>> start
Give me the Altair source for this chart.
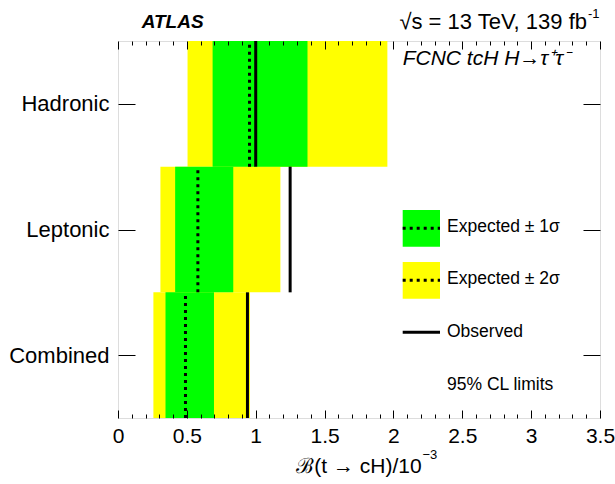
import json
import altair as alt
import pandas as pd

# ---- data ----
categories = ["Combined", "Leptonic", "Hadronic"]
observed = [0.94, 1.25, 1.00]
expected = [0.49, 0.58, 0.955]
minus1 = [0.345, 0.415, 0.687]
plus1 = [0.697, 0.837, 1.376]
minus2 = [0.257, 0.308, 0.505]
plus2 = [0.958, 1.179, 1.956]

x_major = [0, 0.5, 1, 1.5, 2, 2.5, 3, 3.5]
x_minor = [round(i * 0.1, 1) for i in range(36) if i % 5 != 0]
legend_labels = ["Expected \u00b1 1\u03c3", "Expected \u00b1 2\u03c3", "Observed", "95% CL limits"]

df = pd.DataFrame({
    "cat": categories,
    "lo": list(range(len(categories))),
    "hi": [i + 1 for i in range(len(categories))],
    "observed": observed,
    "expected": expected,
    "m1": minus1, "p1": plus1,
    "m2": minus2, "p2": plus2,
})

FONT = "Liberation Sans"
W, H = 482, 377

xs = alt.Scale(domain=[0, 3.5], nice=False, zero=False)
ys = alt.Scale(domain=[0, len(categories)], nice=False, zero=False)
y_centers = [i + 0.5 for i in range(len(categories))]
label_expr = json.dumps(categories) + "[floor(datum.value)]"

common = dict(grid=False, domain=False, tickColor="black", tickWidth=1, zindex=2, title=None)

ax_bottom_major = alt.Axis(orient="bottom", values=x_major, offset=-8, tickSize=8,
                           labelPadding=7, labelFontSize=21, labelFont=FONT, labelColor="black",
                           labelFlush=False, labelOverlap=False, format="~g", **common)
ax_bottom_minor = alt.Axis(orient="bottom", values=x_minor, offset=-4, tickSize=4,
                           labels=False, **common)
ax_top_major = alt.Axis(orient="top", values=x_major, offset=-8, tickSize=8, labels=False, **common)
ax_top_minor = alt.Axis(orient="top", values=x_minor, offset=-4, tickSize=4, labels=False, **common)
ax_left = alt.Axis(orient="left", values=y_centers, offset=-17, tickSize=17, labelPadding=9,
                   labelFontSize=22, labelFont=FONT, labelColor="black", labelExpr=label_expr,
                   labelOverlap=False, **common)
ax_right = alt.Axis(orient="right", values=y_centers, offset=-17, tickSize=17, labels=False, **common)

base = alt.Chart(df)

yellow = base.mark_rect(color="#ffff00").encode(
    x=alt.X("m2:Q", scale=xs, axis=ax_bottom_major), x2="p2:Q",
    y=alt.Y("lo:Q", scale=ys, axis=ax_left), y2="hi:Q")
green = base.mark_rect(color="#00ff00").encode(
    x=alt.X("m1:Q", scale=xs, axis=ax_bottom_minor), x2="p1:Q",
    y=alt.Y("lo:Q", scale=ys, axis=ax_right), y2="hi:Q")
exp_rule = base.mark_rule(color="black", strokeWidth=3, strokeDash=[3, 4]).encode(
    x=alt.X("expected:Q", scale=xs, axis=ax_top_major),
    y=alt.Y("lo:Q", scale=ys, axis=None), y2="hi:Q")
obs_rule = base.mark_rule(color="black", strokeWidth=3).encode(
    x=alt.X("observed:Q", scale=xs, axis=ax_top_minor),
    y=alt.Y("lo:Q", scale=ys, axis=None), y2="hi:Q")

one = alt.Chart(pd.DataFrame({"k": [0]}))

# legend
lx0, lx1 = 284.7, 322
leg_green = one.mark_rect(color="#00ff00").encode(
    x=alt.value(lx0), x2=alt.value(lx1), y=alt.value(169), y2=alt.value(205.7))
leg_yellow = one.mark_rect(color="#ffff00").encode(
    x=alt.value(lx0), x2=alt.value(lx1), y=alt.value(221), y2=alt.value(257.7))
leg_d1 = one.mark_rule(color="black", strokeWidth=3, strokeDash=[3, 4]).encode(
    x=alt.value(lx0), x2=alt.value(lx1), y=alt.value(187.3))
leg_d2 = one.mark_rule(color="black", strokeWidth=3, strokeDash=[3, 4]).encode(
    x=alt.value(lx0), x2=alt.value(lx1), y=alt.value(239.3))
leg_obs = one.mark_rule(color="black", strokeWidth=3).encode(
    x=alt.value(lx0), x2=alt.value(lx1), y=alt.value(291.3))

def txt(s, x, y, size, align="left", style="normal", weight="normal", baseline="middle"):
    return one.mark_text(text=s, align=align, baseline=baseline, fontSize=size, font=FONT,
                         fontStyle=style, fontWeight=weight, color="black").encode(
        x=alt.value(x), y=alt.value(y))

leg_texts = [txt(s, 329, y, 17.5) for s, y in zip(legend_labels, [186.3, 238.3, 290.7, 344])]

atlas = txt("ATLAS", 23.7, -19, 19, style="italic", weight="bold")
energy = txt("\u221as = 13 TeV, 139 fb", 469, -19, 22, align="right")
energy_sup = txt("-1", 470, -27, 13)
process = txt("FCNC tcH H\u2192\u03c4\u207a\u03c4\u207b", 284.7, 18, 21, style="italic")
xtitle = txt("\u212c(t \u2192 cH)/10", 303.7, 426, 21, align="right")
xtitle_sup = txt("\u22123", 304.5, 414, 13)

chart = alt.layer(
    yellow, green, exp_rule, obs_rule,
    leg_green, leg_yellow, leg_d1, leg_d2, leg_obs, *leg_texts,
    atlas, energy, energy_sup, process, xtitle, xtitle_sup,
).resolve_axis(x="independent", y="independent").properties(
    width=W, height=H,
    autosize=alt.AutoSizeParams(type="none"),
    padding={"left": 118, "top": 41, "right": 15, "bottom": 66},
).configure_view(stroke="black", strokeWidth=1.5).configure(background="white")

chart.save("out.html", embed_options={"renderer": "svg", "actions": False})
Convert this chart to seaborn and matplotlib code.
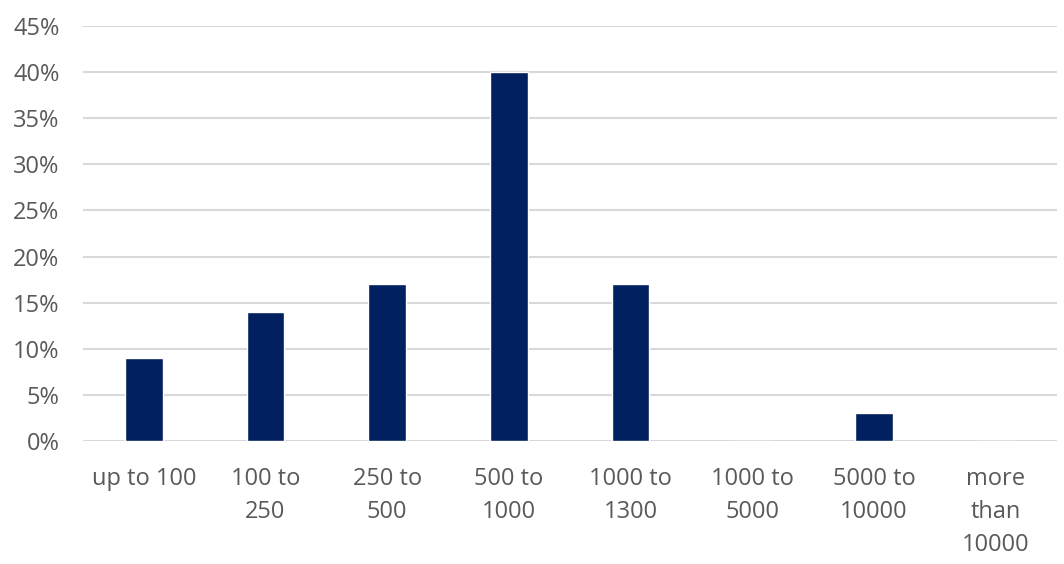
>> end
> **Aim**
Using the listing, collect all lines in which the string "this" is found.

> **Response**
Give me the Altair source for this chart.
Convert this chart to seaborn and matplotlib code.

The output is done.